Collection publique | Musée du Louvre, Paris
↷ inauguration le 24 janvier 2020
‘En octobre 2018, l’artiste d’origine vénézuélienne Elias Crespin a eu l’honneur de se voir confier la commande d’une oeuvre pérenne pour le musée du Louvre. Intitulée L’Onde du Midi, elle sera dévoilée au public le 24 janvier 2020 et occupera le prestigieux escalier sud de l’aile Sully, conçu par les architectes de Napoléon Ier, Percier et Fontaine. Situé à proximité du département des Antiquités égyptiennes, cet emplacement de choix, qui a été mûrement réfléchi par l’artiste, offre également une très belle vue sur la Seine et les mille reflets de ses eaux.

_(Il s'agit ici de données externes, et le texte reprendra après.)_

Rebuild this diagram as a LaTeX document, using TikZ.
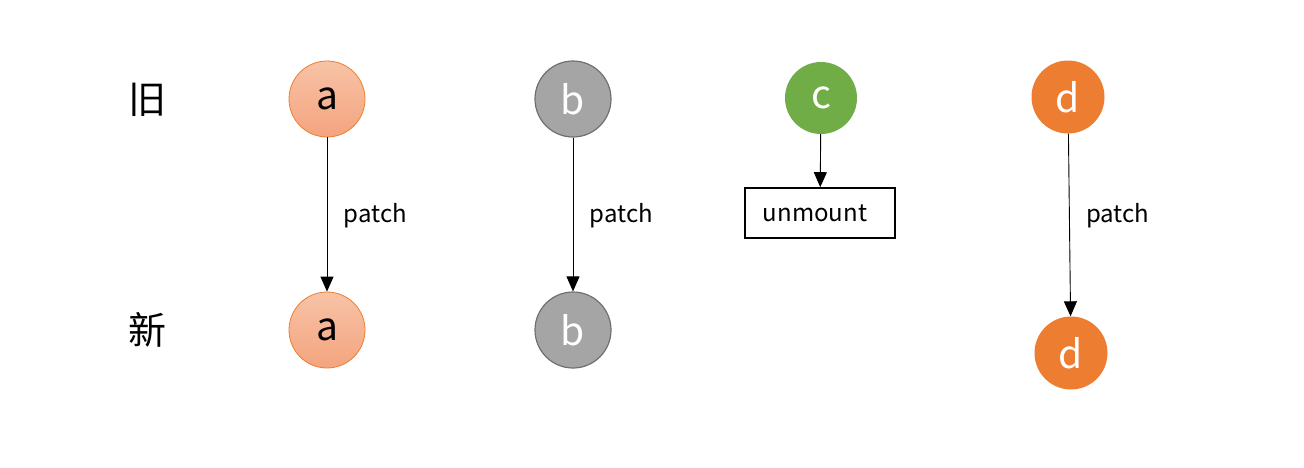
\documentclass[tikz,border=0pt]{standalone}
\usepackage{fontspec}
\setmainfont{Noto Sans CJK SC}
\usetikzlibrary{arrows.meta}
\definecolor{aorange}{HTML}{ED7D31}
\definecolor{atop}{HTML}{F7C3A6}
\definecolor{abot}{HTML}{F4A47F}
\definecolor{bgray}{HTML}{A5A5A5}
\definecolor{bedge}{HTML}{707070}
\definecolor{cgreen}{HTML}{70AD47}
\definecolor{dorange}{HTML}{ED7D31}
\tikzset{
  circ/.style={circle, minimum size=76pt, inner sep=0pt, font=\fontsize{39}{40}\selectfont},
  anode/.style={circ, draw=aorange, line width=0.8pt, top color=atop, bottom color=abot, text=black},
  bnode/.style={circ, draw=bedge, line width=1.2pt, fill=bgray, text=white},
  cnode/.style={circ, minimum size=72pt, fill=cgreen, text=white},
  dnode/.style={circ, minimum size=73pt, fill=dorange, text=white},
  lbl/.style={font=\fontsize{24}{26}\selectfont, anchor=west},
  side/.style={font=\fontsize{38}{40}\selectfont},
  conn/.style={line width=0.9pt, -{Triangle[length=15pt,width=13pt]}},
  box/.style={draw, line width=1.6pt, minimum width=150pt, minimum height=50pt, inner sep=0pt, font=\fontsize{24}{26}\selectfont}
}
\begin{document}
\begin{tikzpicture}[x=1pt,y=-1pt]
\useasboundingbox (0,0) rectangle (1304,467);
\node[side] (old) at (147,100) {旧};
\node[side] (new) at (147,330) {新};
\node[anode] (a1) at (327,99) {a};
\node[anode] (a2) at (327,330) {a};
\node[bnode] (b1) at (573,99) {b};
\node[bnode] (b2) at (573,330) {b};
\node[cnode] (c1) at (821,98) {c};
\node[box] (um) at (820,213) {\hspace*{-10pt}unmount};
\node[dnode] (d1) at (1068,97) {d};
\node[dnode] (d2) at (1071,353) {d};
\draw[conn] (a1) -- (a2) node[lbl, pos=0.5, xshift=13pt, yshift=-1pt] (pa) {patch};
\draw[conn] (b1) -- (b2) node[lbl, pos=0.5, xshift=13pt, yshift=-1pt] (pb) {patch};
\draw[conn] (c1) -- (um);
\draw[conn] (d1) -- (d2) node[lbl, pos=0.45, xshift=13pt] (pd) {patch};
\end{tikzpicture}
\end{document}
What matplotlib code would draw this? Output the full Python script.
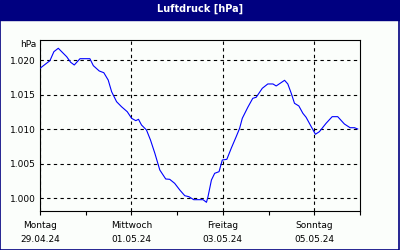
import matplotlib.pyplot as plt
from matplotlib.patches import Rectangle
from matplotlib.ticker import FuncFormatter

# Luftdruck, hours since Mon 29.04.24 00:00
hours = [0, 5.2, 7.3, 9.6, 14.0, 16.1, 18.0, 21.0, 26.2, 28.0, 31.1, 33.5, 35.8,
         37.6, 40.2, 42.8, 45.8, 48.1, 50.3, 51.7, 53.3, 55.9, 58.0, 60.3, 62.9,
         66.0, 68.1, 70.7, 73.4, 76.0, 78.2, 80.7, 85.6, 87.4, 88.2, 90.0, 91.7,
         94.0, 95.7, 98.1, 100.4, 103.0, 104.8, 106.2, 109.1, 111.7, 113.5, 116.7,
         119.6, 122.3, 124.0, 126.1, 128.4, 130.1, 131.9, 133.6, 135.9, 138.0,
         139.7, 142.4, 144.6, 146.7, 150.2, 153.4, 156.3, 159.8, 162.8, 165.1, 166.8]
druck = [1018.84, 1019.94, 1021.25, 1021.74, 1020.52, 1019.71, 1019.32, 1020.23,
         1020.23, 1019.22, 1018.45, 1018.2, 1017.14, 1015.45, 1014.0, 1013.27,
         1012.55, 1011.59, 1011.25, 1011.45, 1010.62, 1009.9, 1008.45, 1006.52,
         1004.1, 1002.8, 1002.75, 1002.17, 1001.2, 1000.38, 1000.23, 999.8, 999.8,
         999.42, 1000.23, 1002.65, 1003.62, 1003.86, 1005.55, 1005.65, 1007.25,
         1008.93, 1010.14, 1011.59, 1013.19, 1014.49, 1014.64, 1015.94, 1016.57,
         1016.57, 1016.28, 1016.67, 1017.1, 1016.57, 1015.22, 1013.77, 1013.38,
         1012.32, 1011.74, 1010.38, 1009.28, 1009.66, 1010.87, 1011.83, 1011.83,
         1010.77, 1010.23, 1010.23, 1010.04]

tage = ["Montag\n29.04.24", "Mittwoch\n01.05.24", "Freitag\n03.05.24", "Sonntag\n05.05.24"]
tag_pos = [0, 48, 96, 144]
y_ticks = [1000, 1005, 1010, 1015, 1020]

plt.rcParams['font.family'] = 'DejaVu Sans'
bg = '#fbfefb'
navy = '#000080'

fig = plt.figure(figsize=(4, 2.5), dpi=100, facecolor=bg)
ax = fig.add_axes([0.1, 0.156, 0.8, 0.684], facecolor=bg)

ax.plot(hours, druck, color='#0000ff', lw=0.8, zorder=3)

ax.set_xlim(0, 168)
ax.set_ylim(998.16, 1022.94)
ax.set_xticks(tag_pos)
ax.set_xticklabels(tage, fontsize=6.5, linespacing=1.75)
ax.set_xticks([24, 72, 120, 168], minor=True)
ax.set_yticks(y_ticks)
ax.yaxis.set_major_formatter(FuncFormatter(lambda v, p: "1.%03d" % (v - 1000)))
ax.tick_params(axis='y', length=0, pad=3, labelsize=6.5)
ax.tick_params(axis='x', which='both', length=3, width=0.8, direction='out', pad=4)
ax.grid(True, color='black', lw=0.8, linestyle=(0, (3, 3)))
for s in ax.spines.values():
    s.set_linewidth(0.8)

ax.text(-0.01, 1.0, "hPa", transform=ax.transAxes, ha='right', va='top', fontsize=6.5)

# title bar and frame
fig.patches.append(Rectangle((0, 0.92), 1, 0.08, transform=fig.transFigure,
                             color=navy, zorder=0))
fig.patches.append(Rectangle((0.001, 0.002), 0.997, 0.996, transform=fig.transFigure,
                             fill=False, edgecolor=navy, lw=1.2))
fig.text(0.5, 0.965, "Luftdruck [hPa]", color='white', fontsize=7, fontweight='bold',
         ha='center', va='center')

plt.savefig("out.png", dpi=100, facecolor=bg)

La commande de cette réalisation témoigne des liens féconds que le musée du Louvre souhaite depuis près de deux siècles maintenir avec la création contemporaine. Afin d’affirmer son caractère universel, le Louvre s’est toujours montré soucieux de faire réaliser des oeuvres permanentes dans le décor et l’architecture du Palais par des artistes vivants de grande renommée. Les élus sont peu nombreux puisque depuis Le Brun se sont succédés Delacroix, Ingres, Chagall, Braque, Cy Twombly, Anselm Kiefer et François Morellet. L’inauguration de L’Onde du Midi d’Elias Crespin constituera également un des temps forts de l’anniversaire des trente ans de la Pyramide du Louvre dans le cadre duquel d’autres artistes ont été invités à intervenir, parfois de manière éphémère, comme JR, Jean-Michel Othoniel et Pierre Soulage. Pour Elias Crespin, la commande de ce projet par Jean-Luc Martinez, président-directeur de l’établissement public du musée du Louvre, est la marque d’une confiance rare : « Je lui suis extrêmement reconnaissant, déclare l’artiste, non seulement pour la confiance qu’il m’a accordée mais aussi pour la liberté de choix qu’il m’a laissée. J’ai arpenté le Louvre et ses chefs-d’oeuvre, à la recherche de l’espace le plus apte à accueillir mon travail. Une telle commande ouvre réellement le champs des possibles. C’est à la fois excitant et très difficile. Je ne saurai jamais assez remercier le Louvre de m’avoir donné cette opportunité, mais aussi la France qui, en m’accueillant, m’a permis d’accomplir de manière inespérée mes rêves d’artiste.»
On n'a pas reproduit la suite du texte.